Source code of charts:
● ● ● ●

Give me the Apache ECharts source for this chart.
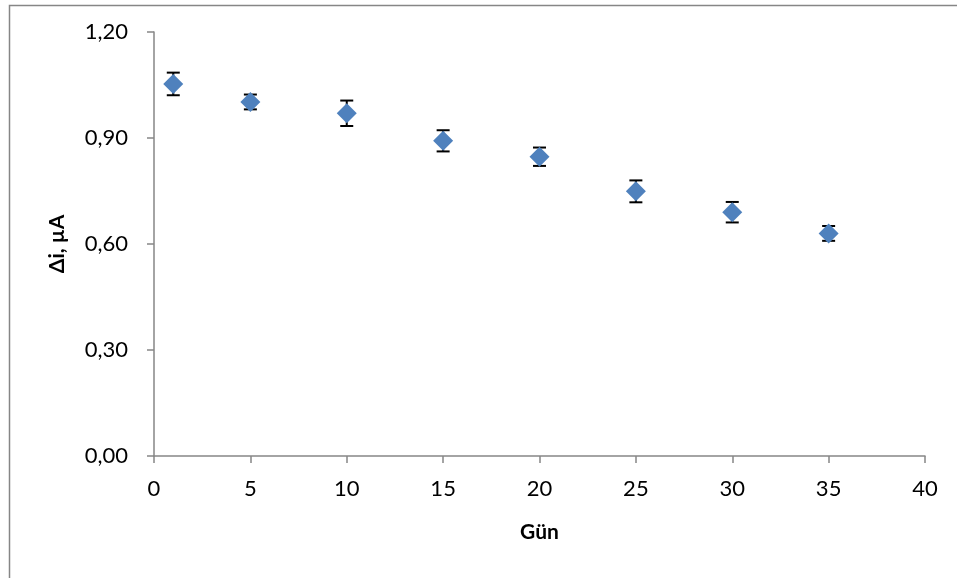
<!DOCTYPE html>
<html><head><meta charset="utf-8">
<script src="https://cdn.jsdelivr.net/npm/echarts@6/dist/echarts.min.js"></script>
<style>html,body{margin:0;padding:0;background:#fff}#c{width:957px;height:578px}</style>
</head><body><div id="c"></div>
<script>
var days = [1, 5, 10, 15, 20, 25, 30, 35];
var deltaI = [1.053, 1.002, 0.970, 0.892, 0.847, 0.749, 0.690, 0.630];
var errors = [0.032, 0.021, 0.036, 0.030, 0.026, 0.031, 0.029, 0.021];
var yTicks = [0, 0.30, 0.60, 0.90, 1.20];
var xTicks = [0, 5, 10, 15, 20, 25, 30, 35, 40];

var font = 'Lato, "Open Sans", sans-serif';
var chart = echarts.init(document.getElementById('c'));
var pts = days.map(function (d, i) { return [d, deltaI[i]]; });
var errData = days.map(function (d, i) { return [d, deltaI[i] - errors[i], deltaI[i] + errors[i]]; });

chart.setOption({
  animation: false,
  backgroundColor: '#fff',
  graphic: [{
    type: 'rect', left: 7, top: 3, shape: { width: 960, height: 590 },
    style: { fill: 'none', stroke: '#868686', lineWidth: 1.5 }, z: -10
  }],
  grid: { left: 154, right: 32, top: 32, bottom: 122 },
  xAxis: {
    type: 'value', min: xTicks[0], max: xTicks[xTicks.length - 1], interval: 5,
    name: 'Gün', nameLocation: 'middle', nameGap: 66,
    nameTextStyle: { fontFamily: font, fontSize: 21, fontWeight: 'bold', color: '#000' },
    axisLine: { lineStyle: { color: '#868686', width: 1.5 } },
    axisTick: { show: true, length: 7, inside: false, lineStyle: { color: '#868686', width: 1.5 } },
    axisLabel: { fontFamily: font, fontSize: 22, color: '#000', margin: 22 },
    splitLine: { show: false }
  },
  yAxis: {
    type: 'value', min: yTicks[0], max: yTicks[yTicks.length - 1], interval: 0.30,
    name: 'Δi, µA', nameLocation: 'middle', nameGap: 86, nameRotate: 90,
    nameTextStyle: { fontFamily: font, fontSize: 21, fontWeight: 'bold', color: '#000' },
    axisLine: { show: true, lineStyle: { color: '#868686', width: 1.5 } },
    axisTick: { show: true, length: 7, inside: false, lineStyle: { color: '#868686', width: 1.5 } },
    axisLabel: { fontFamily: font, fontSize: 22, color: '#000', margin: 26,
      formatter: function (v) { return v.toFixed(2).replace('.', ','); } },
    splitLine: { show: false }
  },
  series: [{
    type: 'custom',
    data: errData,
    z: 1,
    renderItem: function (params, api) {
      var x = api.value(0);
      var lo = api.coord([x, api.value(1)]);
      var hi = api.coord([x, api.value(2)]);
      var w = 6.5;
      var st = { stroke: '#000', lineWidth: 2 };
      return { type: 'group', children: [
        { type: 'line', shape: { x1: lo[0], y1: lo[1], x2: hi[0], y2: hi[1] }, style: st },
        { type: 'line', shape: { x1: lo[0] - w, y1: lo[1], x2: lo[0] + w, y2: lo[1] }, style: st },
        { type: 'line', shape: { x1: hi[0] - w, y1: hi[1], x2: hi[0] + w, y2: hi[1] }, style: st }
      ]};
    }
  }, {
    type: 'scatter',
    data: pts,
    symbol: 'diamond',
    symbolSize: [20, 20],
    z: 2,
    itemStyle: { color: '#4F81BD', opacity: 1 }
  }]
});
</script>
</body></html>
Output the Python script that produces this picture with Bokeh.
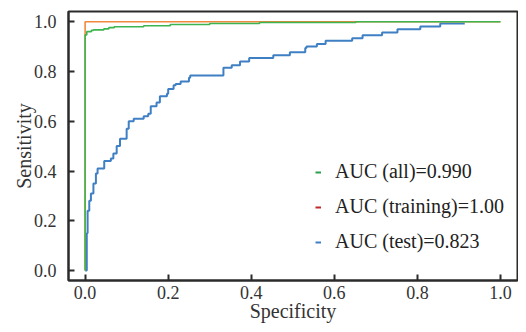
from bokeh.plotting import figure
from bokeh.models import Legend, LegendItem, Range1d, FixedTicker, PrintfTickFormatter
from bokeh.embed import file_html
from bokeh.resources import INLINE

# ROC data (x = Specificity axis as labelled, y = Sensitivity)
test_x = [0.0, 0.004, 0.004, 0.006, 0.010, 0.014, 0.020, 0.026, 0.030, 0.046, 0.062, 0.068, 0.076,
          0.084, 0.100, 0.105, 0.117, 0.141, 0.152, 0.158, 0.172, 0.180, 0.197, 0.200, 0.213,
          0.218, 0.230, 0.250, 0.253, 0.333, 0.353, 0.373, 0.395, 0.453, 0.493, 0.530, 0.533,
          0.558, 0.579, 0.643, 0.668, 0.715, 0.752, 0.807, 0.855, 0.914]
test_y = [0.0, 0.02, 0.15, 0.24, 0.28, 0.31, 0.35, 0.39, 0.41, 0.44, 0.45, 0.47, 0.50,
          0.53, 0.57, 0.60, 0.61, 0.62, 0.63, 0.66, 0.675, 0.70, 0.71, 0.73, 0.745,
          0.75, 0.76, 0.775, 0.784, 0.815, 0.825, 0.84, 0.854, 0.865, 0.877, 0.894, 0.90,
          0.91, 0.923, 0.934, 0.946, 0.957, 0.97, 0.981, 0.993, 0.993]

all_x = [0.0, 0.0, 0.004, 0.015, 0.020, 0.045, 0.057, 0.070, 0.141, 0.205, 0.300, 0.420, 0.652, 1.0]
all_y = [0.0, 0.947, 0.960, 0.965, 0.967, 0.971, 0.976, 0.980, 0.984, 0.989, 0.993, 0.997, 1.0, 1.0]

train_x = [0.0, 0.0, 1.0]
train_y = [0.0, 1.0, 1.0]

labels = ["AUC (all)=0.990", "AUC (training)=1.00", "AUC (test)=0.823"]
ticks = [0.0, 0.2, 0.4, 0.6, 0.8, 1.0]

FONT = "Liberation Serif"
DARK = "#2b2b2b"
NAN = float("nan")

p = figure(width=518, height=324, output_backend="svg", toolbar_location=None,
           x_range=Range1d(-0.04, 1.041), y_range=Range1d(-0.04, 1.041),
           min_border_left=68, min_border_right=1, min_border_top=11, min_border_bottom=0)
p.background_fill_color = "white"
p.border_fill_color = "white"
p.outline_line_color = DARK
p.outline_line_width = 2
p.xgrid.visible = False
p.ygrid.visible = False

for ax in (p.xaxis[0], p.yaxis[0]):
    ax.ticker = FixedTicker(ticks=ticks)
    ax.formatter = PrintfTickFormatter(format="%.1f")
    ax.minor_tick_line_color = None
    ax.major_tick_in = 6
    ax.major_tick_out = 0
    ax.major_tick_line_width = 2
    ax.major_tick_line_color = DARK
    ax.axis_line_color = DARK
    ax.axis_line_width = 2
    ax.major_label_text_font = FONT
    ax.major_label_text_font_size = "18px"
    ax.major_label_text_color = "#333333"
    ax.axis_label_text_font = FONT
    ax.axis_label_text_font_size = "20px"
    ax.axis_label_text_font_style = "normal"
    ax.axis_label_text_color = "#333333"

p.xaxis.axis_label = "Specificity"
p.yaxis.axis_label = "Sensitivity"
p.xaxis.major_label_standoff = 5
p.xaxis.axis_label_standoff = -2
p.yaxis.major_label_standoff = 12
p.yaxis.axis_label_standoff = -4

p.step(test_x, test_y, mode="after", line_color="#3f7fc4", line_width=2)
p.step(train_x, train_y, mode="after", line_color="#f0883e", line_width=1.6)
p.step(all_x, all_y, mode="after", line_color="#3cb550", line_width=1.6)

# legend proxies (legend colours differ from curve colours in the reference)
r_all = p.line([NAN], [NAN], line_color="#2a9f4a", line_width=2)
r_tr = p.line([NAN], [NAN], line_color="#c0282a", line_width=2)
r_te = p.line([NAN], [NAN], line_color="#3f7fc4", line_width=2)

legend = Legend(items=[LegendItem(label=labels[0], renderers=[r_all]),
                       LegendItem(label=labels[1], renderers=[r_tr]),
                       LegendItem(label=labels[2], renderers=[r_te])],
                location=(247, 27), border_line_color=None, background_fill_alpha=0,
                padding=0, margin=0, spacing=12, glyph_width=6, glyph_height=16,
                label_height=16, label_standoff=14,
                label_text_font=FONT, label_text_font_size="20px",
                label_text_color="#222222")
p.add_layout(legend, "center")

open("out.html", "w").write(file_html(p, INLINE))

● ● ● ●

▸ **Problem to solve**:
Up to and including the line containing "var errData = days.map(function", repeat every line from the start of the data, but none of the pictures.

▸ **Answer**:
Give me the Apache ECharts source for this chart.
<!DOCTYPE html>
<html><head><meta charset="utf-8">
<script src="https://cdn.jsdelivr.net/npm/echarts@6/dist/echarts.min.js"></script>
<style>html,body{margin:0;padding:0;background:#fff}#c{width:957px;height:578px}</style>
</head><body><div id="c"></div>
<script>
var days = [1, 5, 10, 15, 20, 25, 30, 35];
var deltaI = [1.053, 1.002, 0.970, 0.892, 0.847, 0.749, 0.690, 0.630];
var errors = [0.032, 0.021, 0.036, 0.030, 0.026, 0.031, 0.029, 0.021];
var yTicks = [0, 0.30, 0.60, 0.90, 1.20];
var xTicks = [0, 5, 10, 15, 20, 25, 30, 35, 40];

var font = 'Lato, "Open Sans", sans-serif';
var chart = echarts.init(document.getElementById('c'));
var pts = days.map(function (d, i) { return [d, deltaI[i]]; });
var errData = days.map(function (d, i) { return [d, deltaI[i] - errors[i], deltaI[i] + errors[i]]; });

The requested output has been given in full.